Oct 19, 2015

Steve Jobs


The opening scene is riveting. The actors are mesmerizing. The dialogue is snappy, and the only let down is a treacly story about a daughter and a sappy ending. Otherwise, this is a thoroughly enjoyable glimpse into the story of a brilliant asshole. As played with focused ferocity by Michael Fassbender, who has long deserved a role of this scope, no matter how big a prick his Steve Jobs is, there is something, if not likable, rather sexy about his egotism. Perhaps it's his sharp mind, his unwavering certitude and the zippy lines he's given to utter by Aaron Sorkin.
Danny Boyle directs with verve and fluidity what is basically a series of dramatic duels: Jobs vs. Steve Wozniak (Seth Rogen, great), Jobs vs. John Scully (Jeff Daniels, great), Jobs in a wonderful rapport with his right hand woman Joanna Hoffman (the excellent Kate Winslet, showing how to manage someone unmanageable). Fassbender achieves something rare: the portrait of a man who pisses icewater but has a fire within. It is a beautifully calibrated, magnetic performance that truly sustains the movie. He also does a mean Cupertino accent. Now, is this anything like the real Steve Jobs? Probably not.
Everything happens backstage before the launches of three emblematic Jobs' products: the Macintosh, Next (yep, no one remembers that one), and the iMac. This has the effect of making you feel a loving sense of nostalgia for the first time you saw one of those machines or their brilliant ad campaigns. It also makes one feel that this happened in prehistoric times. It's all very artificial and deliberately theatrical -- it is, after all, set on the stages where Jobs introduced his products. We see the conflicts behind the scenes but we never see Jobs' flawless performances.
Boyle's kinetic style makes it work. I wish there was less music competing with Sorkin's plentiful dialog. Sorkin writes like Hollywood screenwriters of yore: snappy, clever, fast lines that feel like a breeze compared to the ponderous and inane dialog that comes from most American movies these days. But you have to be very alert, or you'll miss chunks of it.

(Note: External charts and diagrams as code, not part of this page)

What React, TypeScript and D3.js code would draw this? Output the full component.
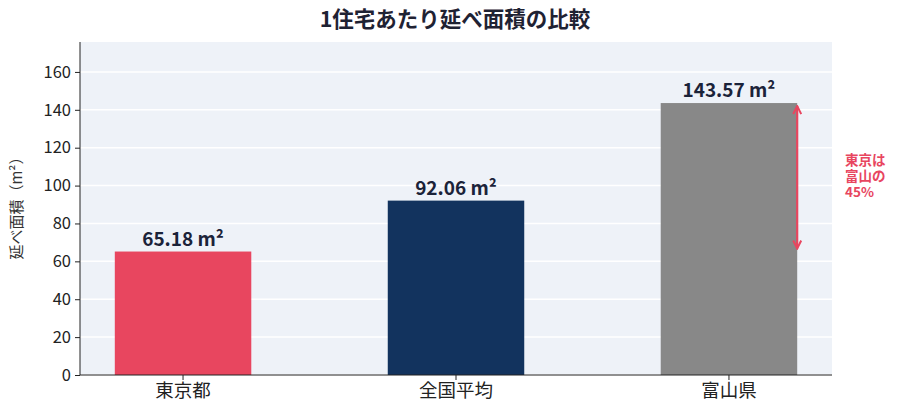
import React, { useRef, useEffect } from 'react';
import * as d3 from 'd3';

const categories = ['東京都', '全国平均', '富山県'];
const areas = [65.18, 92.06, 143.57];
const barColors = ['#e8465f', '#12335e', '#888888'];
const yTicks = [0, 20, 40, 60, 80, 100, 120, 140, 160];
const noteLines = ['東京は', '富山の', '45%'];

const FONT = '"Noto Sans CJK JP", "Noto Sans", sans-serif';

const App: React.FC = () => {
  const svgRef = useRef<SVGSVGElement>(null);

  useEffect(() => {
    if (!svgRef.current) return;
    const svg = d3.select(svgRef.current);
    svg.selectAll('*').remove();

    const width = 900;
    const height = 410;
    const margin = { top: 42, right: 68, bottom: 35, left: 80 };
    const innerW = width - margin.left - margin.right;
    const innerH = height - margin.top - margin.bottom;

    const g = svg.append('g').attr('transform', `translate(${margin.left},${margin.top})`);

    const x = d3.scaleBand().domain(categories).range([0, innerW]).paddingInner(0.5).paddingOuter(0.1275);
    const y = d3.scaleLinear().domain([0, 175.8]).range([innerH, 0]);

    // plot background
    g.append('rect').attr('width', innerW).attr('height', innerH).attr('fill', '#eef2f8');

    // grid
    g.append('g')
      .selectAll('line')
      .data(yTicks)
      .enter().append('line')
      .attr('x1', 0).attr('x2', innerW)
      .attr('y1', (d) => y(d)).attr('y2', (d) => y(d))
      .attr('stroke', '#ffffff').attr('stroke-width', 1.5);

    // bars
    g.selectAll('.bar')
      .data(categories)
      .enter().append('rect')
      .attr('class', 'bar')
      .attr('x', (d) => x(d) || 0)
      .attr('width', x.bandwidth())
      .attr('y', (_, i) => y(areas[i]))
      .attr('height', (_, i) => innerH - y(areas[i]))
      .attr('fill', (_, i) => barColors[i]);

    // value labels
    g.selectAll('.val')
      .data(categories)
      .enter().append('text')
      .attr('x', (d) => (x(d) || 0) + x.bandwidth() / 2)
      .attr('y', (_, i) => y(areas[i]) - 6)
      .attr('text-anchor', 'middle')
      .attr('font-family', FONT)
      .attr('font-weight', 700)
      .attr('font-size', '19px')
      .attr('fill', '#1b2339')
      .text((_, i) => `${areas[i].toFixed(2)} m²`);

    // axes
    const yAxis = g.append('g')
      .call(d3.axisLeft(y).tickValues(yTicks).tickSize(5).tickPadding(4));
    yAxis.selectAll('text').attr('font-family', FONT).attr('font-size', '16.5px').attr('fill', '#222');
    yAxis.selectAll('line').attr('stroke', '#222');
    yAxis.select('.domain').attr('stroke', '#222').attr('d', `M0,${innerH}V0`);

    const xAxis = g.append('g')
      .attr('transform', `translate(0,${innerH})`)
      .call(d3.axisBottom(x).tickSize(5).tickPadding(4));
    xAxis.selectAll('text').attr('font-family', FONT).attr('font-size', '18.5px').attr('fill', '#222');
    xAxis.selectAll('line').attr('stroke', '#222');
    xAxis.select('.domain').attr('stroke', '#222').attr('d', `M0,0H${innerW}`);

    // y label
    g.append('text')
      .attr('transform', 'rotate(-90)')
      .attr('x', -innerH / 2 + 4).attr('y', -58)
      .attr('text-anchor', 'middle')
      .attr('font-family', FONT).attr('font-size', '15px').attr('fill', '#333')
      .text('延べ面積（m²）');

    // title
    svg.append('text')
      .attr('x', 455).attr('y', 27)
      .attr('text-anchor', 'middle')
      .attr('font-family', FONT).attr('font-weight', 700).attr('font-size', '21.5px').attr('fill', '#1f2233')
      .text('1住宅あたり延べ面積の比較');

    // comparison arrow
    const red = '#e8465f';
    const ax = (x(categories[2]) || 0) + x.bandwidth();
    const y1 = y(areas[2]);
    const y2 = y(areas[0]);
    const defs = svg.append('defs');
    defs.append('marker')
      .attr('id', 'arrowHead')
      .attr('viewBox', '0 0 10 10')
      .attr('refX', 9).attr('refY', 5)
      .attr('markerWidth', 10).attr('markerHeight', 10)
      .attr('markerUnits', 'userSpaceOnUse')
      .attr('orient', 'auto-start-reverse')
      .append('path')
      .attr('d', 'M1,1 L9,5 L1,9')
      .attr('fill', 'none').attr('stroke', red).attr('stroke-width', 2);
    g.append('line')
      .attr('x1', ax).attr('x2', ax)
      .attr('y1', y1 + 3).attr('y2', y2 - 3)
      .attr('stroke', red).attr('stroke-width', 2.2)
      .attr('marker-start', 'url(#arrowHead)')
      .attr('marker-end', 'url(#arrowHead)');

    const note = svg.append('text')
      .attr('x', 845).attr('y', 165)
      .attr('font-family', FONT).attr('font-weight', 700).attr('font-size', '13.5px').attr('fill', red);
    noteLines.forEach((line, i) => {
      note.append('tspan').attr('x', 845).attr('dy', i === 0 ? 0 : 16).text(line);
    });
  }, []);

  return <svg ref={svgRef} width={900} height={410} style={{ display: 'block', margin: '-8px' }} />;
};

export default App;
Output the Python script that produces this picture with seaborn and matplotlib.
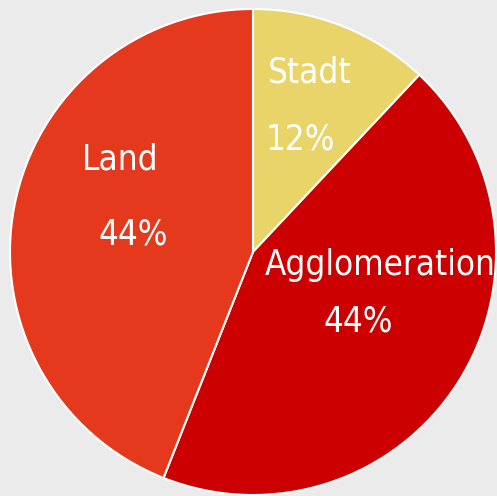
import matplotlib
matplotlib.use("Agg")
import matplotlib.pyplot as plt
import seaborn as sns
from matplotlib import font_manager

labels = ["Stadt", "Agglomeration", "Land"]
shares = [12, 44, 44]
colors = ["#e8d468", "#cc0000", "#e5391e"]

sns.set_style("white")
plt.rcParams["font.family"] = ["DejaVu Sans"]
print(sorted({(f.name, f.stretch) for f in font_manager.fontManager.ttflist if "Narrow" in f.name or "Cond" in f.name or f.stretch != "normal"}))

fig = plt.figure(figsize=(4.97, 4.96), dpi=100, facecolor="#ebebeb")
ax = fig.add_axes([10 / 497, 1 / 496, 486 / 497, 486 / 496])
ax.set_facecolor("#ebebeb")

ax.pie(
    shares,
    colors=colors,
    startangle=90,
    counterclock=False,
    radius=1,
    wedgeprops=dict(edgecolor="white", linewidth=1.5),
)

# label positions (name, percentage) in data coords
name_pos = [(0.235, 0.737), (0.523, -0.053), (-0.547, 0.379)]
pct_pos = [(0.193, 0.461), (0.432, -0.288), (-0.494, 0.070)]

for lab, val, npos, ppos in zip(labels, shares, name_pos, pct_pos):
    ax.text(*npos, lab, color="white", fontsize=25, ha="center", va="center",
            fontstretch="condensed", fontweight="light")
    ax.text(*ppos, f"{val}%", color="white", fontsize=25, ha="center", va="center",
            fontstretch="condensed", fontweight="light")

ax.set_xlim(-1, 1)
ax.set_ylim(-1, 1)
ax.set_aspect("equal")
ax.axis("off")

fig.savefig("out.png", dpi=100, facecolor=fig.get_facecolor())
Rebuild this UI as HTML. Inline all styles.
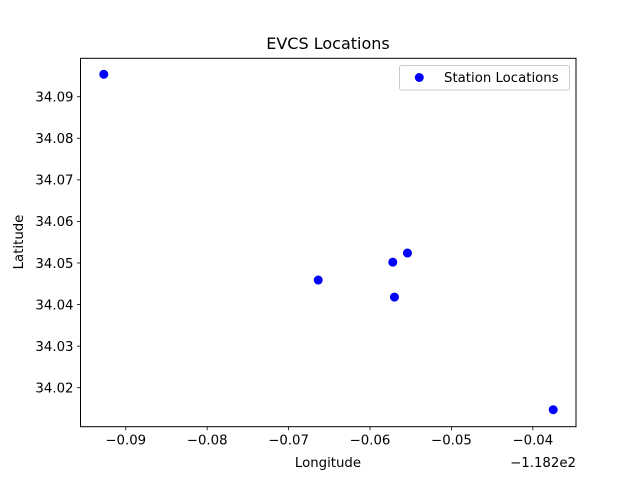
<!DOCTYPE html>
<html><head><meta charset="utf-8"><style>body{margin:0;background:#fff}svg text{font-family:"DejaVu Sans","Liberation Sans",sans-serif;fill:#000}</style></head>
<body>
<svg width="640" height="480" viewBox="0 0 640 480">
<g id="plot"></g>
</svg>
<script>
const lons = [-0.0927, -0.06636, -0.0572, -0.0554, -0.0570, -0.0375];
const lats = [34.0954, 34.0459, 34.0502, 34.0524, 34.0418, 34.0147];
const xTicks = [-0.09, -0.08, -0.07, -0.06, -0.05, -0.04];
const xTickLabels = ["\u22120.09", "\u22120.08", "\u22120.07", "\u22120.06", "\u22120.05", "\u22120.04"];
const yTicks = [34.02, 34.03, 34.04, 34.05, 34.06, 34.07, 34.08, 34.09];
const yTickLabels = ["34.02", "34.03", "34.04", "34.05", "34.06", "34.07", "34.08", "34.09"];

const L=80.5,R=576,T=58.3,B=426.7;
const xMin=-0.09556,xMax=-0.0347,yMin=34.01062,yMax=34.09924;
const xs=v=>L+(v-xMin)/(xMax-xMin)*(R-L);
const ys=v=>B-(v-yMin)/(yMax-yMin)*(B-T);
const NS="http://www.w3.org/2000/svg";
const g=document.getElementById('plot');
function mk(tag,attrs,parent){const e=document.createElementNS(NS,tag);for(const k in attrs)e.setAttribute(k,attrs[k]);(parent||g).appendChild(e);return e;}

const frame=mk('rect',{x:L,y:T,width:R-L,height:B-T,fill:'none',stroke:'#000','stroke-width':1});



xTicks.forEach((t,i)=>{
  const x=xs(t);
  const l=mk('line',{x1:x,x2:x,y1:B,y2:B+3.5,stroke:'#000','stroke-width':0.8});
  
  
  const tx=mk('text',{x:x,y:B+18,'text-anchor':'middle','font-size':'13.3'});
  tx.textContent=xTickLabels[i];
  
  
});
yTicks.forEach((t,i)=>{
  const y=ys(t);
  const l=mk('line',{x1:L-3.5,x2:L,y1:y,y2:y,stroke:'#000','stroke-width':0.8});
  
  
  const tx=mk('text',{x:L-7,y:y+4.8,'text-anchor':'end','font-size':'13.3'});
  tx.textContent=yTickLabels[i];
  
  
});
lons.forEach((v,i)=>{
  const c=mk('circle',{cx:xs(v),cy:ys(lats[i]),r:4.5,fill:'#0000ff'});
  
  
});
</script>
<svg width="640" height="480" style="position:absolute;left:0;top:0">
<text x="328" y="49" text-anchor="middle" font-size="16">EVCS Locations</text>
<text x="328" y="467" text-anchor="middle" font-size="13.3">Longitude</text>
<text x="576" y="467" text-anchor="end" font-size="13.3">−1.182e2</text>
<text transform="translate(23,242) rotate(-90)" text-anchor="middle" font-size="13.3">Latitude</text>
<g>
<rect x="399.5" y="65.5" width="170" height="24.5" rx="2" fill="#fff" fill-opacity="0.8" stroke="#ccc"/>
<circle cx="419.3" cy="77.5" r="4.5" fill="#0000ff"/>
<text x="444" y="82" font-size="13.3">Station Locations</text>
</g>
</svg>
</body></html>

In The Social Network, Sorkin had more manageable material. He was not dealing with an icon, but with an antisocial college brat who could barely connect with his own feet, yet created a social network. The problem with the figure of Steve Jobs is that the scope both of the man and his work is much broader, hence Sorkin's focus is scattered. There is no easy metaphor here. The arc is that of a fearsome godlike creature who becomes human, and it doesn't quite work. The movie tries to cover emotional territory that feels a bit forced, stepping lightly and not very convincingly on personal issues like the fact that Jobs was adopted, and that he rejected his own daughter. This comes through like Psychology 101. We don't really get a sense of the hard work Jobs put in. We get a sense of the hard work he made others go through, but because we only see him bossing people around as he prepares to face the expectant crowds, we never get a sense of the day to day business of running Apple. The movie could also have used more of the sense of delight in the user experience that was Jobs' holy grail. We hear a lot about it, but we don't really see it. What really drove Jobs remains a mystery. Still, Sorkin's compression device is understandable in that it distills his complicated life (based on Walter Isaacson's biography) into two hours. Although artificial and limited to zipping through the most important milestones of Jobs' leadership at Apple, the movie is still buoyant.